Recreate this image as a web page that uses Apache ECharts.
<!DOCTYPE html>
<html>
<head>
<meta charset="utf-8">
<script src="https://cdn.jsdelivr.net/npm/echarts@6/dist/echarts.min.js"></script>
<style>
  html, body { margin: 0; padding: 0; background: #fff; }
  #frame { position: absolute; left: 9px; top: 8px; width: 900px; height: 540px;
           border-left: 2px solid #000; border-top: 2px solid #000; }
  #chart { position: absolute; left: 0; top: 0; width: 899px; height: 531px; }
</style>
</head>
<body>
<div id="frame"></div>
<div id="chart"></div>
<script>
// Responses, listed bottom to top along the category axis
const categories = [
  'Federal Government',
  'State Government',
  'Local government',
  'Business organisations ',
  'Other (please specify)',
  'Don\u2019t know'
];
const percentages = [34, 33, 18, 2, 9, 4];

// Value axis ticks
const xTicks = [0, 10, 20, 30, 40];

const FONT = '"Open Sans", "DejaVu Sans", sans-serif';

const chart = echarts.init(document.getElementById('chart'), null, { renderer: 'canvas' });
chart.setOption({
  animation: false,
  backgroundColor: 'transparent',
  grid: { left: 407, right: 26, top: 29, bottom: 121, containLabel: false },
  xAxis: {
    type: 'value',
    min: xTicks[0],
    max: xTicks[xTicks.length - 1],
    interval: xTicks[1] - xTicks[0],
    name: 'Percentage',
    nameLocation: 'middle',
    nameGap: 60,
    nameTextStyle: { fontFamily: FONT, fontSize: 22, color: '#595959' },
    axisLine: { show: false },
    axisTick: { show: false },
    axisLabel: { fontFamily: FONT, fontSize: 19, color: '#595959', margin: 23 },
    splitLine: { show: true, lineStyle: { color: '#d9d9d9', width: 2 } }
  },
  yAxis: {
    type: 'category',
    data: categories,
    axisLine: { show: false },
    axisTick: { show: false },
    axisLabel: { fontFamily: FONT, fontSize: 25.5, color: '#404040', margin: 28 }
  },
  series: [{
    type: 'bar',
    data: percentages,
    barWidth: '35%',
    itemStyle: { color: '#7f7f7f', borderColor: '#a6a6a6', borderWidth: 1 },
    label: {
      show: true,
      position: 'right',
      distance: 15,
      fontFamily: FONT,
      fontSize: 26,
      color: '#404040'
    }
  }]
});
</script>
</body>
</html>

==

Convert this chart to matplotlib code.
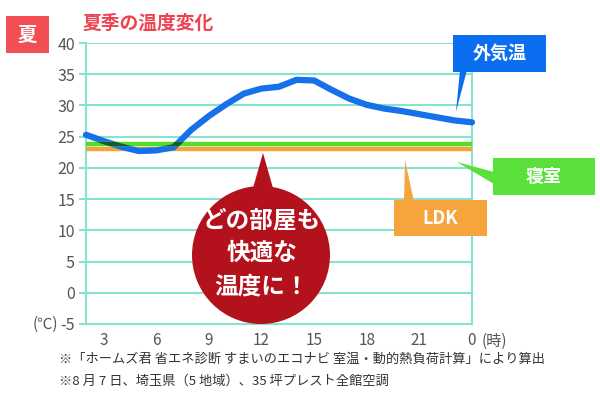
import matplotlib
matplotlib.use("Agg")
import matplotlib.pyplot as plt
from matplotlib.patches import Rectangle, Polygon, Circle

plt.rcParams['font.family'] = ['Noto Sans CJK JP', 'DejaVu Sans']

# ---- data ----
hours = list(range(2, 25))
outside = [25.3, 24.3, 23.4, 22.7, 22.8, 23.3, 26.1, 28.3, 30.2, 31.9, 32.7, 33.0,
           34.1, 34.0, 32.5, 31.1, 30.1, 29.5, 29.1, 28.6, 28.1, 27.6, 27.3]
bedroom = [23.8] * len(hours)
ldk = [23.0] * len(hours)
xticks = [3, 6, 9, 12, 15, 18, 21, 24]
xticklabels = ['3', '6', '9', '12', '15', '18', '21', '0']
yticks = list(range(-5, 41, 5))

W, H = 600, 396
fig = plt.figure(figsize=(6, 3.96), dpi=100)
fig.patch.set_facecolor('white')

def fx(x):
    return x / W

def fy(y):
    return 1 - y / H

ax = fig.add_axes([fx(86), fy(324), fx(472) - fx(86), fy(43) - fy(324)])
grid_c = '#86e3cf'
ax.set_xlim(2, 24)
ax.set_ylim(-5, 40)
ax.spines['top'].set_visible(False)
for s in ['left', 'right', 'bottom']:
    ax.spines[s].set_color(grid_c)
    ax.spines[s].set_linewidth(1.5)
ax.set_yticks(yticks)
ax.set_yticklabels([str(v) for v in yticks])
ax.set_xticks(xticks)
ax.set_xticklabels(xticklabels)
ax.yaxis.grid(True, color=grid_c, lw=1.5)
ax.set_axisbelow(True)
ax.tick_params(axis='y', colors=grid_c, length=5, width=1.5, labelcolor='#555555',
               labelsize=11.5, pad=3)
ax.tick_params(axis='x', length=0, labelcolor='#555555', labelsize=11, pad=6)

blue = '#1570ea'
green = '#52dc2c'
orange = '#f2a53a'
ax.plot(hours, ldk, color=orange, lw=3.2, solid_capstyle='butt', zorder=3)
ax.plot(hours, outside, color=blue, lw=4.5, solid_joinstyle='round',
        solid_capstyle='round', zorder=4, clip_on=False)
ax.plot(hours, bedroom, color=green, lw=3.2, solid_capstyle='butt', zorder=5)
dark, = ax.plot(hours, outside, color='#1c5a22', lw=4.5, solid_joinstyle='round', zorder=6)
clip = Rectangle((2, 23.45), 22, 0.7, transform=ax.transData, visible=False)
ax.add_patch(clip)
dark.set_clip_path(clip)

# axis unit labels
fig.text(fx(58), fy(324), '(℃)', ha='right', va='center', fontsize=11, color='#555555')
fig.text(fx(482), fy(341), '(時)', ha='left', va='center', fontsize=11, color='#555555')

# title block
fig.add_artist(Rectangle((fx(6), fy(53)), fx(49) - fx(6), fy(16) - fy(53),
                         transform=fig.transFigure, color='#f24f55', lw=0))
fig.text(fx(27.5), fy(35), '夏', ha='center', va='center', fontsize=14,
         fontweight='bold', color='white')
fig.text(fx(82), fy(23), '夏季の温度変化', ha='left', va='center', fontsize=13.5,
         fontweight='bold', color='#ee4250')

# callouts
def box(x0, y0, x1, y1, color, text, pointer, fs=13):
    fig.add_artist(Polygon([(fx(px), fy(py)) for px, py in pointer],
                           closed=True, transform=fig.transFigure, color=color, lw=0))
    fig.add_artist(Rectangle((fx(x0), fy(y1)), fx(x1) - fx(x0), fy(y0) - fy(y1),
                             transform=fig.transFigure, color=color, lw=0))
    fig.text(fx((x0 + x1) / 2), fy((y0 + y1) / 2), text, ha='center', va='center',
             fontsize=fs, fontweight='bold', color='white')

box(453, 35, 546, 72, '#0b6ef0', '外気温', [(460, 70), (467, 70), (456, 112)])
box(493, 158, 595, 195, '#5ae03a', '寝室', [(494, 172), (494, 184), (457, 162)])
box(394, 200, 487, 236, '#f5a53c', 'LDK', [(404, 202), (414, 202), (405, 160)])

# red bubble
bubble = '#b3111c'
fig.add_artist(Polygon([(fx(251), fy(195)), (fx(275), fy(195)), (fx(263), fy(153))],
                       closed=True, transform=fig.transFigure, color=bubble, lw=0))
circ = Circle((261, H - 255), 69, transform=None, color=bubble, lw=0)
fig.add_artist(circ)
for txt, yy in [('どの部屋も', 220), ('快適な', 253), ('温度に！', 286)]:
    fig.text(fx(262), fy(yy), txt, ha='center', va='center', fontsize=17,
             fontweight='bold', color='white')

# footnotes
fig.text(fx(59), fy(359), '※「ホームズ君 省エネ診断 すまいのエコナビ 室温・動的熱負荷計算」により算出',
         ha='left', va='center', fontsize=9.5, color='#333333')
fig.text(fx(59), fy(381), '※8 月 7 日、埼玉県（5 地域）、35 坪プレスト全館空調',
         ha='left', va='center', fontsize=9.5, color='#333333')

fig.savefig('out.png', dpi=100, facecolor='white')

WHAT NEEDS TO BE DONE
Only the lines from the one with "Convert this chart to matplotlib code." through the one with "plt.rcParams['font.family'] = ['Noto", both included, go in the copy, exactly as written. Leave the pictures behind.

TASK ANSWER
Convert this chart to matplotlib code.
import matplotlib
matplotlib.use("Agg")
import matplotlib.pyplot as plt
from matplotlib.patches import Rectangle, Polygon, Circle

plt.rcParams['font.family'] = ['Noto Sans CJK JP', 'DejaVu Sans']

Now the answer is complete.